_EXERCISE OBJECTIVE:_ Nothing after the line with "n_bins = 100" belongs in the copy; extract the lines below from the top through that line, pictures left out.
* start DATA EXCERPT *
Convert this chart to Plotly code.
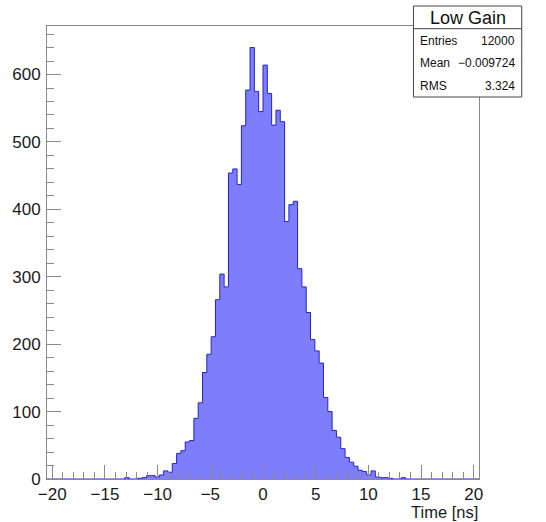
import plotly.graph_objects as go

# ---- data -------------------------------------------------------------
x_min = -20.5
x_max = 20.5
n_bins = 100

counts = [
    0, 0, 0, 0, 0, 0, 0, 0, 0, 0,
    0, 0, 0, 0, 0, 0, 0, 0, 2, 0,
    0, 1, 2, 5, 5, 3, 6, 12, 10, 23,
    38, 42, 55, 57, 90, 113, 158, 185, 211, 266,
    304, 285, 454, 460, 437, 524, 577, 640, 575, 545,
    614, 572, 525, 547, 530, 382, 407, 412, 312, 285,
    247, 207, 190, 172, 121, 100, 72, 62, 45, 32,
    25, 19, 13, 11, 6, 12, 3, 2, 2, 1,
    0, 0, 2, 0, 0, 0, 0, 0, 0, 0,
    0, 0, 0, 0, 0, 0, 0, 0, 0, 0,
]

stats_title = "Low Gain"
stats_labels = ["Entries", "Mean", "RMS"]
stats_values = ["12000", "\u22120.009724", "3.324"]
x_title = "Time [ns]"

# ---- geometry ---------------------------------------------------------
W, H = 546, 522
ML, MR, MT, MB = 44, 67, 26, 43
PW, PH = W - ML - MR, H - MT - MB


def xp(px):
    return (px - ML) / PW


def yp(py):
    return (H - MB - py) / PH


bw = (x_max - x_min) / n_bins
edges = [x_min + i * bw for i in range(n_bins + 1)]
ys = counts + [counts[-1]]

FONT = "Liberation Sans, Arial, Helvetica, sans-serif"

fig = go.Figure()
fig.add_trace(go.Scatter(
    x=edges, y=ys, mode="lines", line_shape="hv",
    line=dict(color="rgb(35,35,205)", width=1),
    fill="tozeroy", fillcolor="rgb(126,126,252)",
    hoverinfo="skip", showlegend=False,
))

axis_common = dict(
    showgrid=False, zeroline=False, showline=True, linecolor="#8a8a8a",
    linewidth=1, mirror=True, ticks="inside", tickcolor="#8a8a8a",
    tickwidth=1, ticklen=14,
    tickfont=dict(family=FONT, size=17, color="#1a1a1a"),
)

fig.update_xaxes(
    range=[x_min, x_max], tick0=0, dtick=5,
    minor=dict(ticks="inside", dtick=1, tick0=0, ticklen=7,
               tickcolor="#8a8a8a", tickwidth=1, showgrid=False),
    **axis_common,
)
fig.update_yaxes(
    range=[0, max(counts) * 1.05], tick0=0, dtick=100,
    minor=dict(ticks="inside", dtick=20, tick0=0, ticklen=7,
               tickcolor="#8a8a8a", tickwidth=1, showgrid=False),
    ticklabelstandoff=2,
    **axis_common,
)

# stats box
bx0, bx1, by0, by1, bsep = 413, 522, 6, 97, 28.7
fig.add_shape(type="rect", xref="paper", yref="paper",
              x0=xp(bx0), x1=xp(bx1), y0=yp(by1), y1=yp(by0),
              line=dict(color="#444", width=1), fillcolor="white", layer="above")
fig.add_shape(type="line", xref="paper", yref="paper",
              x0=xp(bx0), x1=xp(bx1), y0=yp(bsep), y1=yp(bsep),
              line=dict(color="#444", width=1), layer="above")

annotations = [
    dict(text=stats_title, x=xp((bx0 + bx1) / 2), y=yp(17.5),
         xanchor="center", yanchor="middle",
         font=dict(family=FONT, size=18, color="#111")),
]
rows_y = [40.7, 63.0, 86.0]
for lab, val, ry in zip(stats_labels, stats_values, rows_y):
    annotations.append(dict(text=lab, x=xp(bx0 + 5), y=yp(ry),
                            xanchor="left", yanchor="middle",
                            font=dict(family=FONT, size=12, color="#111")))
    annotations.append(dict(text=val, x=xp(bx1 - 5), y=yp(ry),
                            xanchor="right", yanchor="middle",
                            font=dict(family=FONT, size=12, color="#111")))
annotations.append(dict(text=x_title, x=xp(480), y=yp(511.5),
                        xanchor="right", yanchor="middle",
                        font=dict(family=FONT, size=16.5, color="#1a1a1a")))
for a in annotations:
    a.update(xref="paper", yref="paper", showarrow=False)

fig.update_layout(
    width=W, height=H,
    margin=dict(l=ML, r=MR, t=MT, b=MB, pad=0),
    plot_bgcolor="white", paper_bgcolor="white",
    annotations=annotations,
    font=dict(family=FONT),
)

fig.write_html("out.html")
* end DATA EXCERPT *
_OUTPUT OF THE EXERCISE:_
Convert this chart to Plotly code.
import plotly.graph_objects as go

# ---- data -------------------------------------------------------------
x_min = -20.5
x_max = 20.5
n_bins = 100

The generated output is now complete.